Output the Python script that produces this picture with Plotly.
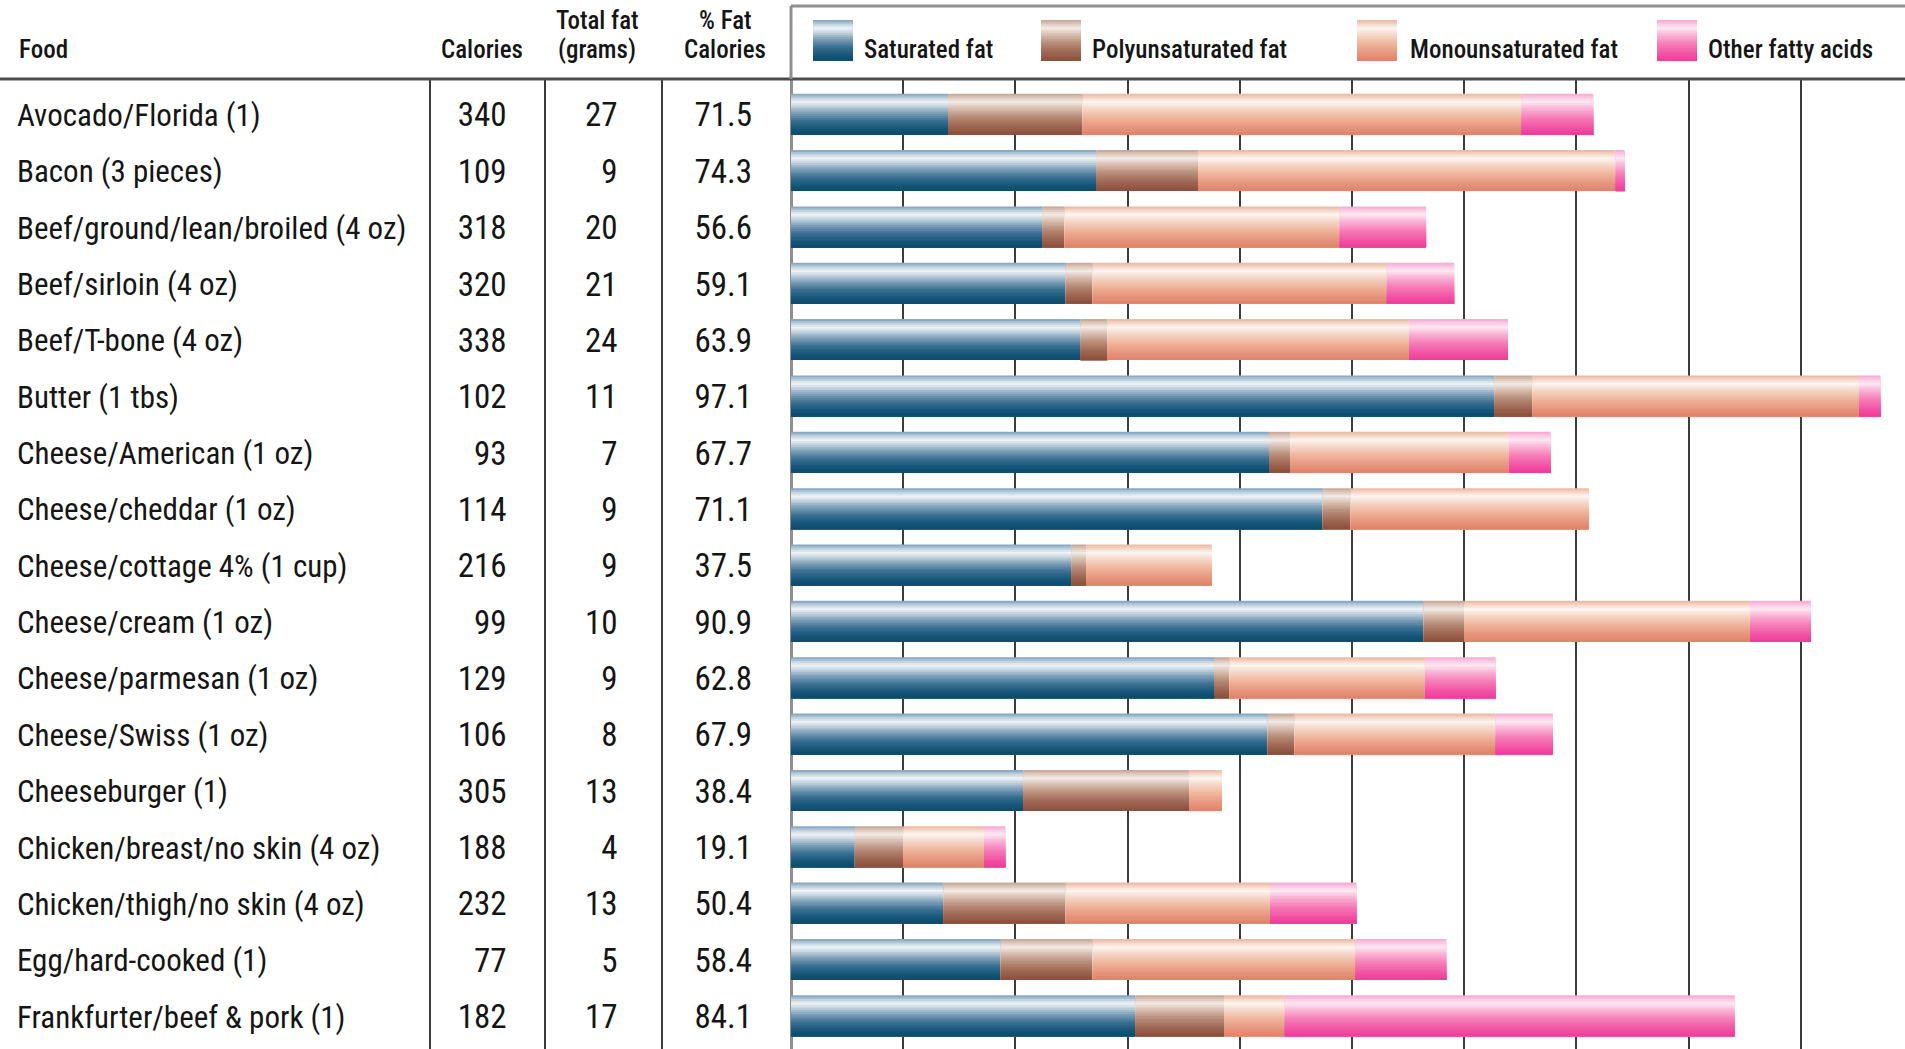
import plotly.graph_objects as go

# ---------------- data ----------------
foods = [
    "Avocado/Florida (1)", "Bacon (3 pieces)", "Beef/ground/lean/broiled (4 oz)",
    "Beef/sirloin (4 oz)", "Beef/T-bone (4 oz)", "Butter (1 tbs)",
    "Cheese/American (1 oz)", "Cheese/cheddar (1 oz)", "Cheese/cottage 4% (1 cup)",
    "Cheese/cream (1 oz)", "Cheese/parmesan (1 oz)", "Cheese/Swiss (1 oz)",
    "Cheeseburger (1)", "Chicken/breast/no skin (4 oz)", "Chicken/thigh/no skin (4 oz)",
    "Egg/hard-cooked (1)", "Frankfurter/beef & pork (1)",
]
calories = [340, 109, 318, 320, 338, 102, 93, 114, 216, 99, 129, 106, 305, 188, 232, 77, 182]
total_fat = [27, 9, 20, 21, 24, 11, 7, 9, 9, 10, 9, 8, 13, 4, 13, 5, 17]
pct_fat_calories = [71.5, 74.3, 56.6, 59.1, 63.9, 97.1, 67.7, 71.1, 37.5, 90.9, 62.8, 67.9,
                    38.4, 19.1, 50.4, 58.4, 84.1]

# share of calories (%) by fat type
saturated = [14.0, 27.2, 22.4, 24.5, 25.8, 62.7, 42.6, 47.4, 25.0, 56.4, 37.7, 42.5,
             20.7, 5.7, 13.6, 18.7, 30.7]
polyunsaturated = [12.0, 9.1, 2.0, 2.4, 2.4, 3.4, 1.9, 2.5, 1.3, 3.6, 1.4, 2.4,
                   14.8, 4.3, 10.9, 8.2, 7.9]
monounsaturated = [39.1, 37.2, 24.5, 26.2, 26.9, 29.1, 19.5, 21.2, 11.2, 25.5, 17.4, 17.9,
                   2.9, 7.2, 18.2, 23.4, 5.4]
other_fatty_acids = [6.4, 0.8, 7.7, 6.0, 8.8, 1.9, 3.7, 0.0, 0.0, 5.4, 6.3, 5.1,
                     0.0, 1.9, 7.7, 8.1, 40.1]

series_names = ["Saturated fat", "Polyunsaturated fat", "Monounsaturated fat", "Other fatty acids"]
series_values = [saturated, polyunsaturated, monounsaturated, other_fatty_acids]

# ---------------- styling / layout constants ----------------
W, H = 1905, 1049
HEADER_PX = 79
PLOT_LEFT_PX = 791
PX_PER_PCT = 11.22
ROW_PX = 56.35
FIRST_ROW_CENTER_PX = 114.2
TEXT_SHIFT_PX = 4.0
BAR_FRAC = 0.728
N_STRIPS = 22
FONT = "Roboto Condensed, DejaVu Sans Condensed, sans-serif"
TXT = "#151515"
NAME_SIZE = 31
NUM_SIZE = 33
HDR_SIZE = 25
LEG_SIZE = 25

GRADIENTS = [
    [(0.0, "#7a9fb8"), (0.09, "#b7cbd9"), (0.2, "#eef3f6"), (0.31, "#c3d3df"),
     (0.46, "#7fa1b9"), (0.66, "#3b7092"), (0.86, "#145678"), (1.0, "#0d4b6e")],
    [(0.0, "#c3a292"), (0.09, "#dcc6ba"), (0.2, "#f3ebe6"), (0.33, "#dcc5b8"),
     (0.55, "#b98f7b"), (0.8, "#9c6551"), (1.0, "#8b4f3b")],
    [(0.0, "#e9b49e"), (0.09, "#f4d3c5"), (0.2, "#fdf6f2"), (0.34, "#f6dacd"),
     (0.6, "#eeb298"), (0.85, "#e5917a"), (1.0, "#df8366")],
    [(0.0, "#f7a4cd"), (0.09, "#fbc8e2"), (0.2, "#fde8f3"), (0.34, "#fabad9"),
     (0.6, "#f57ab6"), (0.85, "#f24ea2"), (1.0, "#ef3c98")],
]


def _rgb(h):
    h = h.lstrip("#")
    return tuple(int(h[i:i + 2], 16) for i in (0, 2, 4))


def grad_color(stops, t):
    for (t0, c0), (t1, c1) in zip(stops[:-1], stops[1:]):
        if t <= t1:
            f = 0 if t1 == t0 else (t - t0) / (t1 - t0)
            a, b = _rgb(c0), _rgb(c1)
            return "rgb(%d,%d,%d)" % tuple(round(a[k] + (b[k] - a[k]) * f) for k in range(3))
    return stops[-1][1]


def py(px):  # pixel from top -> paper y
    return (H - px) / H


def pxx(px):  # pixel from left -> paper x
    return px / W


fig = go.Figure()

# ---------------- stacked gradient bars ----------------
cum = [0.0] * len(foods)
for s_idx, vals in enumerate(series_values):
    base = list(cum)
    for i in range(N_STRIPS):
        t = (i + 0.5) / N_STRIPS
        fig.add_trace(go.Bar(
            orientation="h", y=foods, x=vals, base=base,
            width=BAR_FRAC * (1 - i / N_STRIPS),
            offset=-BAR_FRAC / 2 + i * BAR_FRAC / N_STRIPS,
            marker=dict(color=grad_color(GRADIENTS[s_idx], t), line=dict(width=0)),
            name=series_names[s_idx], showlegend=False, hoverinfo="skip",
            xaxis="x", yaxis="y",
        ))
    cum = [c + v for c, v in zip(cum, vals)]

# ---------------- table columns ----------------
name_font = dict(family=FONT, size=NAME_SIZE, color=TXT)
num_font = dict(family=FONT, size=NUM_SIZE, color=TXT)
fig.add_trace(go.Scatter(x=[17] * len(foods), y=foods, text=foods, mode="text",
                         textposition="middle right", textfont=name_font,
                         xaxis="x2", yaxis="y2", hoverinfo="skip", showlegend=False))
fig.add_trace(go.Scatter(x=[506.5] * len(foods), y=foods, text=[str(v) for v in calories],
                         mode="text", textposition="middle left", textfont=num_font,
                         xaxis="x2", yaxis="y2", hoverinfo="skip", showlegend=False))
fig.add_trace(go.Scatter(x=[617.5] * len(foods), y=foods, text=[str(v) for v in total_fat],
                         mode="text", textposition="middle left", textfont=num_font,
                         xaxis="x2", yaxis="y2", hoverinfo="skip", showlegend=False))
fig.add_trace(go.Scatter(x=[752] * len(foods), y=foods,
                         text=["%.1f" % v for v in pct_fat_calories],
                         mode="text", textposition="middle left", textfont=num_font,
                         xaxis="x2", yaxis="y2", hoverinfo="skip", showlegend=False))

# ---------------- axes ----------------
plot_top = (H - HEADER_PX) / H
y_top = -(FIRST_ROW_CENTER_PX - HEADER_PX) / ROW_PX
y_bottom = (H - HEADER_PX) / ROW_PX + y_top
shift = TEXT_SHIFT_PX / ROW_PX

fig.update_layout(
    width=W, height=H, margin=dict(l=0, r=0, t=0, b=0, pad=0),
    paper_bgcolor="white", plot_bgcolor="white",
    barmode="overlay", showlegend=False,
    xaxis=dict(domain=[PLOT_LEFT_PX / W, 1], range=[0, (W - PLOT_LEFT_PX) / PX_PER_PCT],
               tick0=0, dtick=10, showgrid=True, gridcolor="#3c3c3c", gridwidth=1.6,
               zeroline=True, zerolinecolor="#8f8f8f", zerolinewidth=3,
               showticklabels=False, ticks="", anchor="y", fixedrange=True),
    xaxis2=dict(domain=[0, PLOT_LEFT_PX / W], range=[0, PLOT_LEFT_PX],
                tickvals=[430, 545, 662], showgrid=True, gridcolor="#3c3c3c", gridwidth=1.6,
                zeroline=False, showticklabels=False, ticks="", anchor="y", fixedrange=True),
    yaxis=dict(domain=[0, plot_top], type="category", categoryorder="array",
               categoryarray=foods, range=[y_bottom, y_top], showgrid=False,
               zeroline=False, showticklabels=False, ticks="", fixedrange=True),
    yaxis2=dict(domain=[0, plot_top], type="category", categoryorder="array",
                categoryarray=foods, range=[y_bottom - shift, y_top - shift], overlaying="y",
                showgrid=False, zeroline=False, showticklabels=False, ticks="",
                fixedrange=True, anchor="x2"),
)

shapes = [
    dict(type="line", xref="paper", yref="paper", x0=0, x1=1, y0=plot_top, y1=plot_top,
         line=dict(color="#4d4d4d", width=3), layer="above"),
    dict(type="line", xref="paper", yref="paper", x0=pxx(PLOT_LEFT_PX), x1=pxx(PLOT_LEFT_PX),
         y0=py(6), y1=plot_top, line=dict(color="#8f8f8f", width=3)),
    dict(type="line", xref="paper", yref="paper", x0=pxx(PLOT_LEFT_PX), x1=1,
         y0=py(6), y1=py(6), line=dict(color="#8f8f8f", width=3)),
]

# legend swatches (gradient strips)
legend_swatch_px = [813, 1041, 1357, 1657]
legend_text_px = [862, 1090, 1408, 1706]
SW_W, SW_TOP, SW_BOT = 40, 20, 61
for s_idx in range(4):
    x0 = legend_swatch_px[s_idx]
    for i in range(N_STRIPS):
        t = (i + 0.5) / N_STRIPS
        top = SW_TOP + (SW_BOT - SW_TOP) * i / N_STRIPS
        shapes.append(dict(type="rect", xref="paper", yref="paper",
                           x0=pxx(x0), x1=pxx(x0 + SW_W), y0=py(SW_BOT), y1=py(top),
                           fillcolor=grad_color(GRADIENTS[s_idx], t),
                           line=dict(width=0), layer="above"))
fig.update_layout(shapes=shapes)

annotations = []
for s_idx in range(4):
    annotations.append(dict(xref="paper", yref="paper", x=pxx(legend_text_px[s_idx]), y=py(50),
                            text=series_names[s_idx], showarrow=False, xanchor="left",
                            yanchor="middle",
                            font=dict(family=FONT, size=LEG_SIZE, color=TXT, weight=500)))

hdr_font = dict(family=FONT, size=HDR_SIZE, color=TXT, weight=500)
header_items = [
    ("Food", 17, 50, "left"),
    ("Calories", 482, 50, "center"),
    ("Total fat", 597, 21, "center"),
    ("(grams)", 597, 50, "center"),
    ("% Fat", 725, 21, "center"),
    ("Calories", 725, 50, "center"),
]
for txt, x, y, anc in header_items:
    annotations.append(dict(xref="paper", yref="paper", x=pxx(x), y=py(y), text=txt,
                            showarrow=False, xanchor=anc, yanchor="middle", font=hdr_font))
fig.update_layout(annotations=annotations)

fig.write_html("out.html", config={"displayModeBar": False})
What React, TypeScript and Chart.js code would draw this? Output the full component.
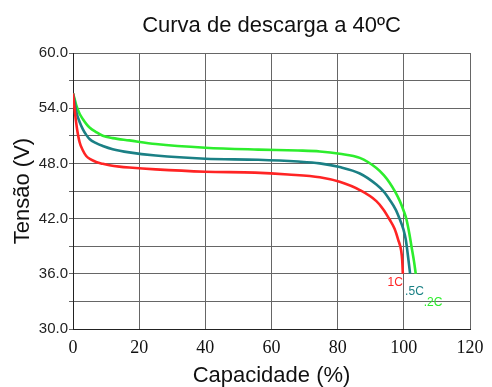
import React, { useEffect, useRef } from "react";
import { Chart, registerables } from "chart.js";

Chart.register(...registerables);

const TITLE = "Curva de descarga a 40ºC";
const X_TITLE = "Capacidade (%)";
const Y_TITLE = "Tensão (V)";
const SERIES_NAMES = ["1C", ".5C", ".2C"];
const SERIES_COLORS = ["#ff2424", "#1b8085", "#2ded2d"];

// Capacity (%) and voltage (V)
const CAP_1C = [0, 0.3, 0.7, 1.2, 2, 3, 4, 5.5, 7, 9, 11, 14, 17, 25, 40, 55, 65, 74.6, 80.6, 86.7, 91.7, 93.8, 95.7, 97.2, 98.3, 99.2, 99.5, 99.7];
const V_1C = [55.6, 54.5, 53.2, 51.8, 50.3, 49.4, 48.8, 48.4, 48.15, 47.95, 47.8, 47.65, 47.55, 47.35, 47.1, 47.0, 46.8, 46.5, 46.0, 45.1, 43.9, 43.0, 41.9, 40.9, 39.7, 38.5, 37.5, 36.0];

const CAP_05C = [0, 0.5, 1, 2, 3, 4, 5, 7, 9, 12, 17, 25, 40, 56, 68, 74.6, 80.6, 86.7, 91.7, 94, 95.7, 97.5, 98.8, 99.9, 100.6, 101.4, 101.9];
const V_05C = [55.6, 54.6, 53.6, 52.5, 51.7, 51.1, 50.65, 50.2, 49.9, 49.55, 49.2, 48.85, 48.5, 48.4, 48.2, 48.0, 47.6, 46.9, 45.7, 44.9, 44.05, 43.0, 41.9, 40.8, 39.7, 37.5, 36.0];

const CAP_02C = [0, 0.5, 1, 2, 3, 4, 5, 7, 9, 12, 17, 25, 40, 56, 68, 74.6, 80.6, 86.7, 91.7, 94, 95.7, 97.4, 98.8, 100, 100.8, 101.7, 102.3, 103.1, 103.6];
const V_02C = [55.6, 55.0, 54.3, 53.4, 52.8, 52.3, 51.9, 51.4, 51.0, 50.75, 50.5, 50.1, 49.7, 49.5, 49.4, 49.3, 49.05, 48.6, 47.5, 46.7, 45.9, 44.9, 43.9, 42.8, 41.9, 40.3, 39.0, 37.3, 36.0];

const X_MIN = 0;
const X_MAX = 120;
const X_STEP = 20;
const Y_MIN = 30;
const Y_MAX = 60;
const Y_STEP = 3;
const Y_LABEL_EVERY = 6;

const SANS = "'Liberation Sans', Arial, sans-serif";
const SERIF = "'Liberation Serif', 'Times New Roman', serif";

const pairs = (xs: number[], ys: number[]) => xs.map((x, i) => ({ x, y: ys[i] }));

const overlayPlugin = {
  id: "overlay",
  afterDraw(chart: any) {
    const { ctx, chartArea } = chart;
    ctx.save();
    // title centred over the plot area
    ctx.font = `22px ${SANS}`;
    ctx.fillStyle = "#111";
    ctx.textAlign = "center";
    ctx.textBaseline = "alphabetic";
    ctx.fillText(TITLE, (chartArea.left + chartArea.right) / 2, 32);

    // series labels next to the end of each curve
    const offsets = [
      { dx: 0, dy: 12, align: "right" },
      { dx: -5, dy: 21, align: "left" },
      { dx: 8, dy: 32, align: "left" },
    ];
    ctx.font = `12px ${SANS}`;
    chart.data.datasets.forEach((ds: any, i: number) => {
      const last = ds.data[ds.data.length - 1];
      const px = chart.scales.x.getPixelForValue(last.x);
      const py = chart.scales.y.getPixelForValue(last.y);
      const o = offsets[i];
      ctx.fillStyle = SERIES_COLORS[i];
      ctx.textAlign = o.align;
      ctx.fillText(SERIES_NAMES[i], px + o.dx, py + o.dy);
    });
    ctx.restore();
  },
};

export default function App() {
  const ref = useRef<HTMLCanvasElement | null>(null);

  useEffect(() => {
    if (!ref.current) return;
    const series = [pairs(CAP_1C, V_1C), pairs(CAP_05C, V_05C), pairs(CAP_02C, V_02C)];
    const chart = new Chart(ref.current, {
      type: "line",
      data: {
        datasets: series.map((data, i) => ({
          label: SERIES_NAMES[i],
          data,
          borderColor: SERIES_COLORS[i],
          backgroundColor: SERIES_COLORS[i],
          borderWidth: 2.6,
          pointRadius: 0,
          fill: false,
          cubicInterpolationMode: "monotone" as const,
        })),
      },
      options: {
        animation: false,
        responsive: false,
        layout: { padding: { top: 53, right: 22, bottom: 0, left: 0 } },
        plugins: {
          legend: { display: false },
          title: { display: false },
          tooltip: { enabled: false },
        },
        scales: {
          x: {
            type: "linear",
            min: X_MIN,
            max: X_MAX,
            ticks: {
              stepSize: X_STEP,
              color: "#111",
              font: { family: SERIF, size: 18 },
              padding: 8,
              maxRotation: 0,
            },
            grid: { color: "#666", drawTicks: false, lineWidth: 1 },
            border: { color: "#222", width: 1 },
            title: {
              display: true,
              text: X_TITLE,
              color: "#111",
              font: { family: SANS, size: 22, lineHeight: 1 },
              padding: 0,
            },
            afterFit: (scale: any) => {
              scale.height = 58;
            },
          },
          y: {
            type: "linear",
            min: Y_MIN,
            max: Y_MAX,
            ticks: {
              stepSize: Y_STEP,
              autoSkip: false,
              color: "#222",
              font: { family: SANS, size: 15 },
              padding: 1,
              callback: (v: any) => (Number(v) % Y_LABEL_EVERY === 0 ? Number(v).toFixed(1) : ""),
            },
            grid: { color: "#666", drawTicks: true, tickLength: 4, lineWidth: 1 },
            border: { color: "#222", width: 1 },
            title: {
              display: true,
              text: Y_TITLE,
              color: "#111",
              font: { family: SANS, size: 22, lineHeight: 1 },
              padding: { top: 12, bottom: 0 },
            },
            afterFit: (scale: any) => {
              scale.width = 73;
            },
          },
        },
      },
      plugins: [overlayPlugin],
    });
    return () => chart.destroy();
  }, []);

  return (
    <canvas
      ref={ref}
      width={492}
      height={387}
      style={{ position: "fixed", left: 0, top: 0, width: 492, height: 387, background: "#fff" }}
    />
  );
}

• _Task_:
Repeat exactly the lines from the first line of the records above through the line containing "polyunsaturated, monounsaturated, other_fatty_acids]", leaving out the pictures.

• _Exercise solution_:
Output the Python script that produces this picture with Plotly.
import plotly.graph_objects as go

# ---------------- data ----------------
foods = [
    "Avocado/Florida (1)", "Bacon (3 pieces)", "Beef/ground/lean/broiled (4 oz)",
    "Beef/sirloin (4 oz)", "Beef/T-bone (4 oz)", "Butter (1 tbs)",
    "Cheese/American (1 oz)", "Cheese/cheddar (1 oz)", "Cheese/cottage 4% (1 cup)",
    "Cheese/cream (1 oz)", "Cheese/parmesan (1 oz)", "Cheese/Swiss (1 oz)",
    "Cheeseburger (1)", "Chicken/breast/no skin (4 oz)", "Chicken/thigh/no skin (4 oz)",
    "Egg/hard-cooked (1)", "Frankfurter/beef & pork (1)",
]
calories = [340, 109, 318, 320, 338, 102, 93, 114, 216, 99, 129, 106, 305, 188, 232, 77, 182]
total_fat = [27, 9, 20, 21, 24, 11, 7, 9, 9, 10, 9, 8, 13, 4, 13, 5, 17]
pct_fat_calories = [71.5, 74.3, 56.6, 59.1, 63.9, 97.1, 67.7, 71.1, 37.5, 90.9, 62.8, 67.9,
                    38.4, 19.1, 50.4, 58.4, 84.1]

# share of calories (%) by fat type
saturated = [14.0, 27.2, 22.4, 24.5, 25.8, 62.7, 42.6, 47.4, 25.0, 56.4, 37.7, 42.5,
             20.7, 5.7, 13.6, 18.7, 30.7]
polyunsaturated = [12.0, 9.1, 2.0, 2.4, 2.4, 3.4, 1.9, 2.5, 1.3, 3.6, 1.4, 2.4,
                   14.8, 4.3, 10.9, 8.2, 7.9]
monounsaturated = [39.1, 37.2, 24.5, 26.2, 26.9, 29.1, 19.5, 21.2, 11.2, 25.5, 17.4, 17.9,
                   2.9, 7.2, 18.2, 23.4, 5.4]
other_fatty_acids = [6.4, 0.8, 7.7, 6.0, 8.8, 1.9, 3.7, 0.0, 0.0, 5.4, 6.3, 5.1,
                     0.0, 1.9, 7.7, 8.1, 40.1]

series_names = ["Saturated fat", "Polyunsaturated fat", "Monounsaturated fat", "Other fatty acids"]
series_values = [saturated, polyunsaturated, monounsaturated, other_fatty_acids]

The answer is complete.